I’m extremely happy to say that my Google Summer of Code project proposal was approved! That means I get to spend my summer working on my favorite project, PyPy, and combine it with NumPy. Hopefully the result will be an extra efficient NumPy implementation on PyPy.
This morning I met with Maciej Fijałkowski and Stéfan van der Walt, my unofficial mentor, representing PyPy, and my official mentor, representing NumPy respectively. Since exposing my proposal to the NumPy mailing list, it became apparent that my project, in order to best serve the existing NumPy users, would need to be approached differently. It seems that everyone uses their obscure corners of the library, and it would be tough to address only the most used parts and still make anyone happy.
Because of these needs I couldn’t really just hack away on a small subset of NumPy and have my project be useful at all. Originally it was proposed that we try and replace NumPy in a piecemeal approach with RPython code, however there were numerous technical problems and practical problems with this approach. (Such as the JIT not being so useful when there’s C code, and the extra overhead of trying to keep my code “plugged into” NumPy’s existing code) Stéfan came up with a sane approach, however. We will first port NumPy to PyPy by way of CPyExt (a growing PyPy sub-project allowing CPython extensions to be compiled to work with PyPy, described a bit here). This way, we will be completely compatible with NumPy on CPython. This allows us to do whatever we please with micronumpy. The idea as it is today is to provide both side-by side, and allow converting between the two via micronumpy.asarray()
and numpy.asarray()
or something of that sort. micronumpy arrays will likely be lacking in features, but blazingly fast by comparison, and NumPy arrays will be mostly identical in speed, and as CPyExt matures, I expect that speed to converge to CPython speeds). In the long term it would be great to make micronumpy arrays completely compatible with NumPy arrays. I plan to re-use as much of NumPy as I can for micronumpy arrays.
To Do
The question remains, then. How should I move forward from today? Well, I’m going to stay on top of my school work, and then on the 16th I’ll be able to really start working on this. Starting on the 16th this is what I need to accomplish.

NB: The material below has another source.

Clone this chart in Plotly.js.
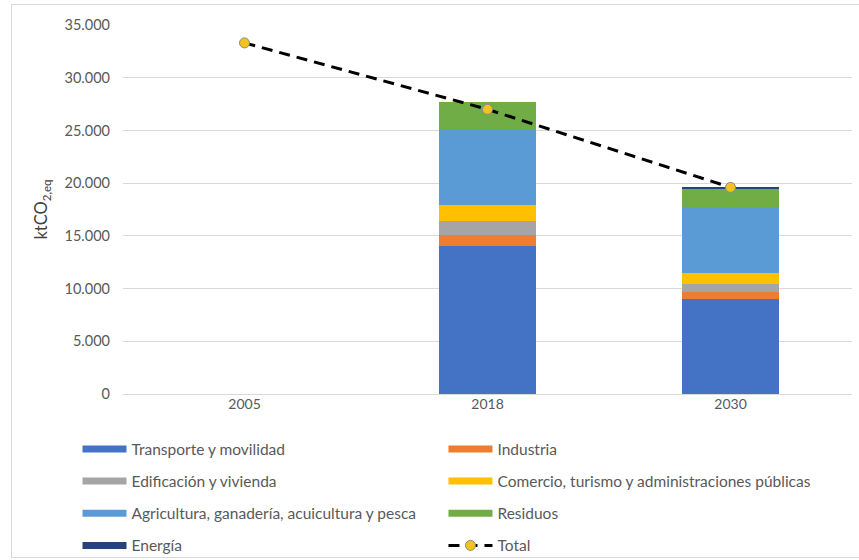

- Clean up the existing micronumpy code. I worked on it during school and the result is functional, mostly, but it’s quite ugly, and is less than ideal in many ways.
- Eliminate trivial errors with building NumPy with CPyExt. Stéfan created a bug here.
- Port existing micronumpy code to low level RPython arrays, maybe should be done during the cleanup.
- Add
__array_interface__
to micronumpy arrays to facilitate interoperability.